Elizabeth Evans   see FAMILY TREE
Born: 23 Apr 1688 Rehoboth, Bristol, MA    
     
Died: Abt. 1735 Killingly, Windham Co., CT    

FATHER

Richard Evans

MOTHER

Mary or Martha

HUSBAND

John Church Sr

CHILDREN

1. John Church b. 05.Mar 1708/09 Killingly, Windham, CT

2. Elizabeth Church b. 1714 Ct

3. Mary Church b.
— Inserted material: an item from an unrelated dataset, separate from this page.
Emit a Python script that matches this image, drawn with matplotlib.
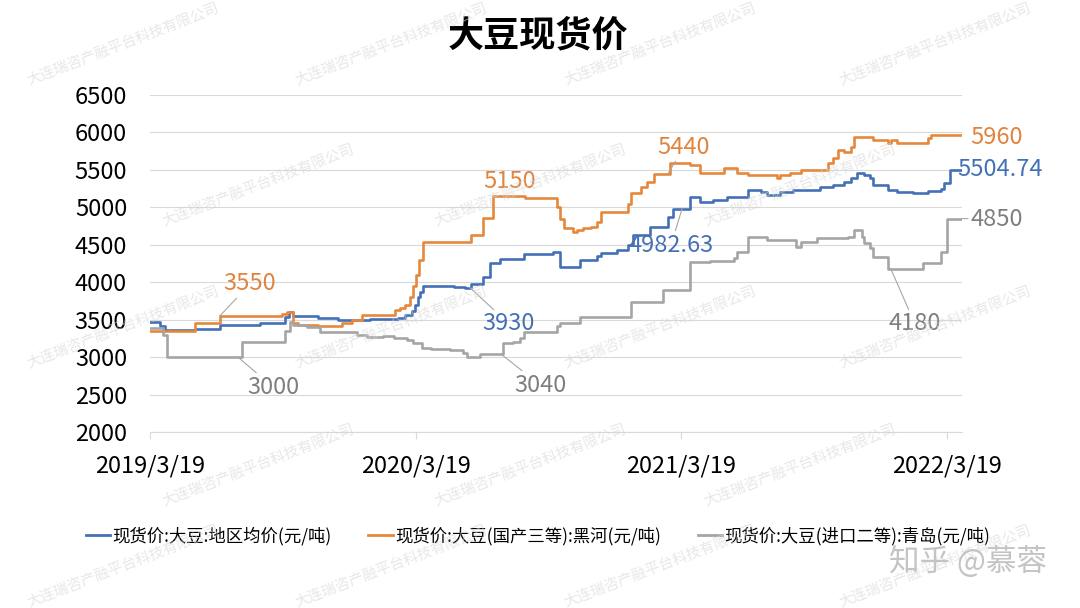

Abt 1718

4. Sarah Church Abt 1716

5. Jonathan Church b. 27 Sep 1724 Killingly, Windham, CT

Elizabeth Evans
by Susan Brooke
Jan 2023

Elizabeth Evans was born 23 Apr 1688 in Rehoboth, Bristol, Plymouth Colony. (1) In 1693, when she was 9 years old,  her father, Richard Evans, purchased 200 acres of land in what would become Killingly and he was described as "late of Rehoboth."  (2) She met and married John Church about 1708 and their first child was born 5 Mar 1709 in Killingly.  She must have died about 1735/6 when her youngest child was about 11.  Her husband remarried on 15 Dec 1736.  (3)

Sources

(1) Birth of Elizabeth Evans

(2) History of Windham County, Connecticut, Volume I, 1600-1760, and Volume II, 1760-1880
Aspinock. Killingly.
 

In 1693, the future Killingly received its first known white settler-Richard Evans-who purchased, for twenty pounds, a two-hundred, acre grant of the Rev. James Pierpont, of New Haven, and is described in the deed as "late of Rehoboth, but now resident of the said granted premises." Little is known of this first settler of Killingly beyond the fact of his early settlement. The bounds of his farm cannot now be identified. It was laid out in the wilderness, about a mile east of the Quinebaug and three miles from Woodstock, just south of Woodward's and Saffery's line. It was in the northern extremity of the subsequent township of Killingly; was afterwards included in the "South Neighborhood" of Thompson, and now forms a part of the town of Putnam. Mr. Evans was accompanied by a grown son, Richard Evans, Jun., and in time built two homesteads and made various improvements. His establishment served as a landmark for all the surrounding region, many tracts of land being identified by distance or direction from Richard Evans.